*Given data*:
++++++++
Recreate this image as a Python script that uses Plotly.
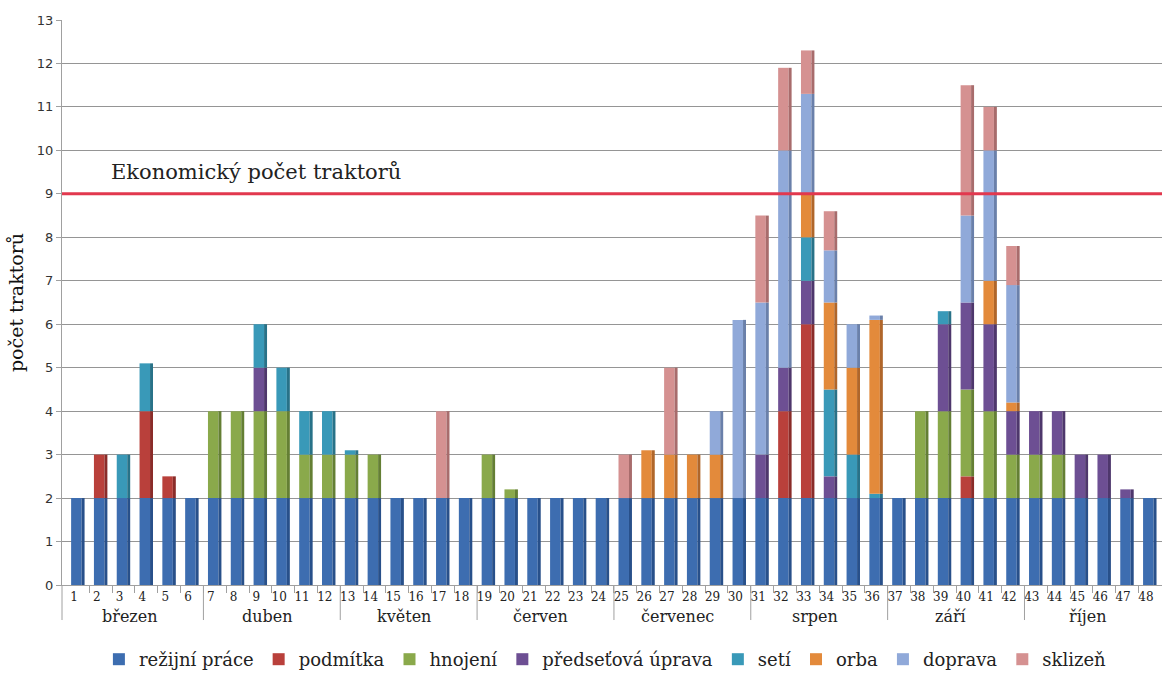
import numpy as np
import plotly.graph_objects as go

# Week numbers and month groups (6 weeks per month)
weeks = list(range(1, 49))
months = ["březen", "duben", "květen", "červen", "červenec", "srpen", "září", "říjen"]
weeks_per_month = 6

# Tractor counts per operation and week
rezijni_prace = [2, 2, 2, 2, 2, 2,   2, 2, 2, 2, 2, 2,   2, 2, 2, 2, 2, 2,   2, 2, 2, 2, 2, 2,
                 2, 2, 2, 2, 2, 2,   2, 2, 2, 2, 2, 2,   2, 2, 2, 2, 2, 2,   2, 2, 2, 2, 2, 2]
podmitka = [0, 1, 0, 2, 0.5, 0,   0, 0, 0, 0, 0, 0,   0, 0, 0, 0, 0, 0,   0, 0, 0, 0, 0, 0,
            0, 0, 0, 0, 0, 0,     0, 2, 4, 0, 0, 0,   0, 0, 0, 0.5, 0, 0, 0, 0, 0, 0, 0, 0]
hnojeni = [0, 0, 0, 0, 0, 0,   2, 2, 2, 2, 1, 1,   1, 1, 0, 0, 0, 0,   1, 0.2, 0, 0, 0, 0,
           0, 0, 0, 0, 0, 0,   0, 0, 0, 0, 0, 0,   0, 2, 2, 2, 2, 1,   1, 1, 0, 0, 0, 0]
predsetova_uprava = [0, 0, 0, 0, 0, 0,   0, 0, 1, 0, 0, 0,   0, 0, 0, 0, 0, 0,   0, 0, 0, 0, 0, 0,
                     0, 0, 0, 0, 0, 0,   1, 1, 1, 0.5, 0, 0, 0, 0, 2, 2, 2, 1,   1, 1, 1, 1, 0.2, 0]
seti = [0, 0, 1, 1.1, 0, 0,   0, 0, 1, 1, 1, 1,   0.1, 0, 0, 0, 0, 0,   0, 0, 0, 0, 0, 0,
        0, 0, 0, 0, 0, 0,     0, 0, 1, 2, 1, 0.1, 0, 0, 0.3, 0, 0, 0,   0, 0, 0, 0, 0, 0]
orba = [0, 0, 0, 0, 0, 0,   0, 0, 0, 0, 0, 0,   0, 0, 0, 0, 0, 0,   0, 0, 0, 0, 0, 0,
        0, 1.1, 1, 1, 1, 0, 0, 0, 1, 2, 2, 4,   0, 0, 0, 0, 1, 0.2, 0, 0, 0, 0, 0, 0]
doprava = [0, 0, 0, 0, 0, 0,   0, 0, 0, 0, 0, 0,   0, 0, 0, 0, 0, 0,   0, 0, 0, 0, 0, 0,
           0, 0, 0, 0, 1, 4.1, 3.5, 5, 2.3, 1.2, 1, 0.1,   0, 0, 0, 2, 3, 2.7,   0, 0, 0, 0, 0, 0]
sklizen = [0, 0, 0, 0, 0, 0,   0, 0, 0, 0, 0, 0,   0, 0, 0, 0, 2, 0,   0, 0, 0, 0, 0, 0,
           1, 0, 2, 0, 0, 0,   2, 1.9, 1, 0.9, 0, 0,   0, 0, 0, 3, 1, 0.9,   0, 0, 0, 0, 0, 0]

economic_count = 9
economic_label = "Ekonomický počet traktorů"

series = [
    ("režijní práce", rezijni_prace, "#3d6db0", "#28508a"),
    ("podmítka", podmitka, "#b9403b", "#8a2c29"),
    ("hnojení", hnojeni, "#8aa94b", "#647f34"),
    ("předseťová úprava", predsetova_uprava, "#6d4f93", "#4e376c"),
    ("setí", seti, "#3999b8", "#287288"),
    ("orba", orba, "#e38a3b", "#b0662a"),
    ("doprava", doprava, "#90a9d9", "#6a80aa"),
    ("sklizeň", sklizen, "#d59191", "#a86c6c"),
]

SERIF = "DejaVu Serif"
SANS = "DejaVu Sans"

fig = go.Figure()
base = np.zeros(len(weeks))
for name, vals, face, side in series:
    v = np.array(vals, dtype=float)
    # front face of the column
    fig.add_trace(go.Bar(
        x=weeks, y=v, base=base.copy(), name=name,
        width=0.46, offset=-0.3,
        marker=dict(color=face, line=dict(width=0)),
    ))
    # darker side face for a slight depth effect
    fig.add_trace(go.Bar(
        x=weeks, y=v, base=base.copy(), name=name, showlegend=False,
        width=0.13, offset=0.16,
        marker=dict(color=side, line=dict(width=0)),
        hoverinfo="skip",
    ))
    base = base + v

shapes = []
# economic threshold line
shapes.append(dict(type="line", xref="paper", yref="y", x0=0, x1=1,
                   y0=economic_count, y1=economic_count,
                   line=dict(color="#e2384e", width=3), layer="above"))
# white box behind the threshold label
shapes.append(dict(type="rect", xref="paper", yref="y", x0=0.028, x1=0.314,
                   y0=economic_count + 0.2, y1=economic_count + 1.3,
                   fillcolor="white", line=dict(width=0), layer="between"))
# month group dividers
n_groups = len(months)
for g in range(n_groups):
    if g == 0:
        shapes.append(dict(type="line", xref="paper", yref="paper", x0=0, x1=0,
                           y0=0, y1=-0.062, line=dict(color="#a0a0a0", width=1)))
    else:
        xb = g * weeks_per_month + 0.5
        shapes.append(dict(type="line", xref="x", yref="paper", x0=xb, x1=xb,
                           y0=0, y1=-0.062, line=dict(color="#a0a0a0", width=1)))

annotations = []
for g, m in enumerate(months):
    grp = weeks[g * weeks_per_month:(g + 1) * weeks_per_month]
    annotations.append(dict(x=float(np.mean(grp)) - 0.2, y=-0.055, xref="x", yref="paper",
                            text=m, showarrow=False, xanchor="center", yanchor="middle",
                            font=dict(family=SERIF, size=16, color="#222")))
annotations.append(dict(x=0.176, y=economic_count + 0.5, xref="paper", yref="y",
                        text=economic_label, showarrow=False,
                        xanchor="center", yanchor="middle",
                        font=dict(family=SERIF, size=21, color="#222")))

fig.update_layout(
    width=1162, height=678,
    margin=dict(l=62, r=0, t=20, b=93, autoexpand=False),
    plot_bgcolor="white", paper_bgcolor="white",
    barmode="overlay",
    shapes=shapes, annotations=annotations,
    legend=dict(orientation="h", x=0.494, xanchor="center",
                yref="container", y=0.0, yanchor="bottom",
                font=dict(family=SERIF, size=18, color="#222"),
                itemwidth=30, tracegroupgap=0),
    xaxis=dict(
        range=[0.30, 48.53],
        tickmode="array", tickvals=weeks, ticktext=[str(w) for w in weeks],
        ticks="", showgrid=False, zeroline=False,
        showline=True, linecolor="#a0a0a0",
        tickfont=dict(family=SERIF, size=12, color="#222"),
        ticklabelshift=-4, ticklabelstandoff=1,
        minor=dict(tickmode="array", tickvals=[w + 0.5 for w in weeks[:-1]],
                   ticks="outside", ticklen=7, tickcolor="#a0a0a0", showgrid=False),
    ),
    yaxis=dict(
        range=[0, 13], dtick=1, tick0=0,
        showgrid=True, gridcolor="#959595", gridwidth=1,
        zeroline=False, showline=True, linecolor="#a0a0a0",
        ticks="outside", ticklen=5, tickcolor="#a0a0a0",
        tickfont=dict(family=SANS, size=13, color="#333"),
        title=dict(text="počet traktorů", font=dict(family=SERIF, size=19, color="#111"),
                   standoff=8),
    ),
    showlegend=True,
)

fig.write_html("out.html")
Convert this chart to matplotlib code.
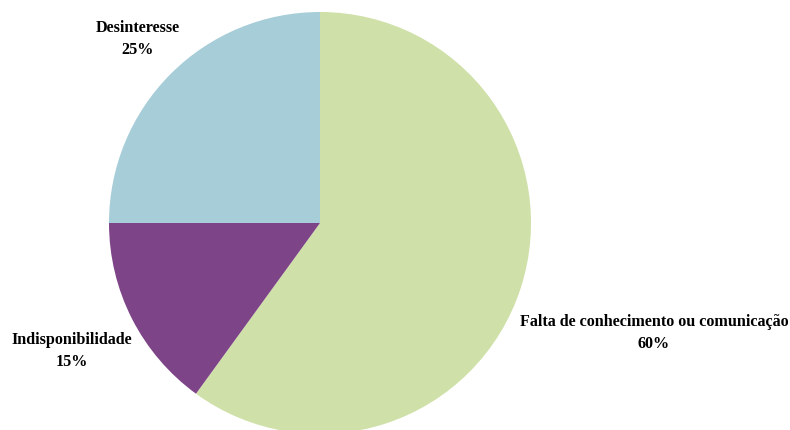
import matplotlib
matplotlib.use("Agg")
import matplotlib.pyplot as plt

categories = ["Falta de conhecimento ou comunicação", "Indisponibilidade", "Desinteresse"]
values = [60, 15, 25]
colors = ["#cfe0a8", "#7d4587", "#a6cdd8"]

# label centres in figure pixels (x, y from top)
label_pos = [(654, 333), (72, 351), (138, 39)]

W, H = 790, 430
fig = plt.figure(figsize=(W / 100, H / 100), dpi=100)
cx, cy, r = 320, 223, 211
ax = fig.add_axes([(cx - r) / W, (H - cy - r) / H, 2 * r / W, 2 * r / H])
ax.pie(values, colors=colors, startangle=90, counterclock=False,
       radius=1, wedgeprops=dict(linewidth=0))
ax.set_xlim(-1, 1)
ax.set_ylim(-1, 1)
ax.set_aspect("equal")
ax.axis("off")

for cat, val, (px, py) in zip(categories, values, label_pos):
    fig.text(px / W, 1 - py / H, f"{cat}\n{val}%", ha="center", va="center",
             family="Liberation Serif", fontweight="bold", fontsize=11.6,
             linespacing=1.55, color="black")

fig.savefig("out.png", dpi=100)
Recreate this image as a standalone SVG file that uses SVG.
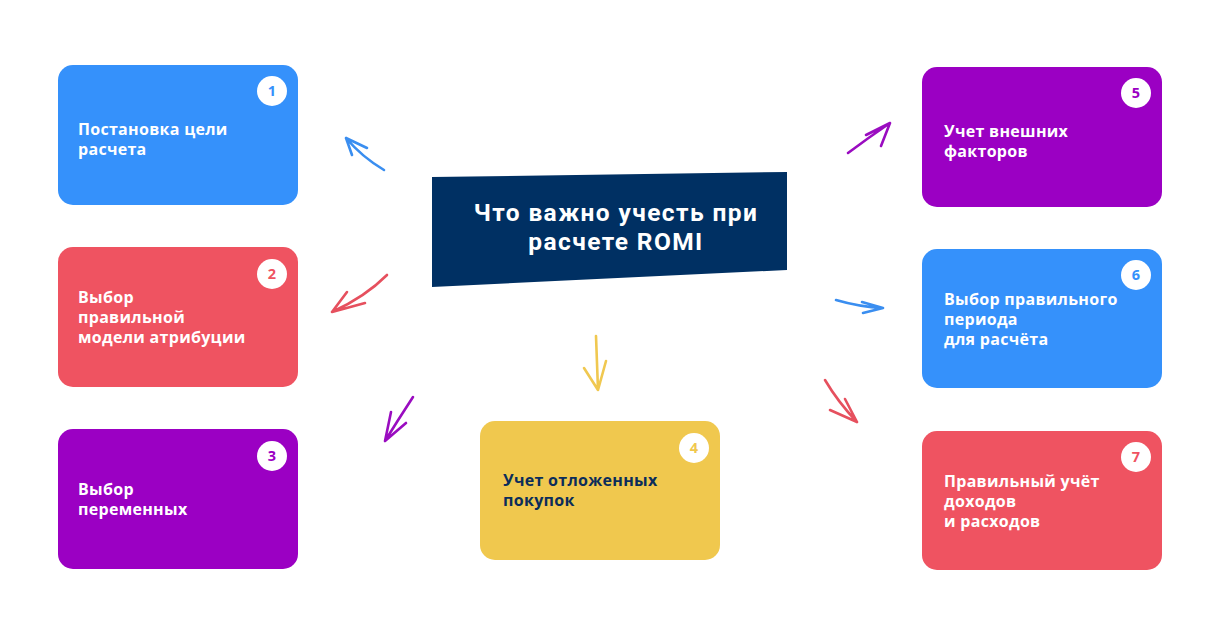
++++++++
*Problem to solve*: Begin at the first line of the material and copy each line exactly through the one containing "weeks_per_month = 6". Omit pictures.

*The completed task*:
Recreate this image as a Python script that uses Plotly.
import numpy as np
import plotly.graph_objects as go

# Week numbers and month groups (6 weeks per month)
weeks = list(range(1, 49))
months = ["březen", "duben", "květen", "červen", "červenec", "srpen", "září", "říjen"]
weeks_per_month = 6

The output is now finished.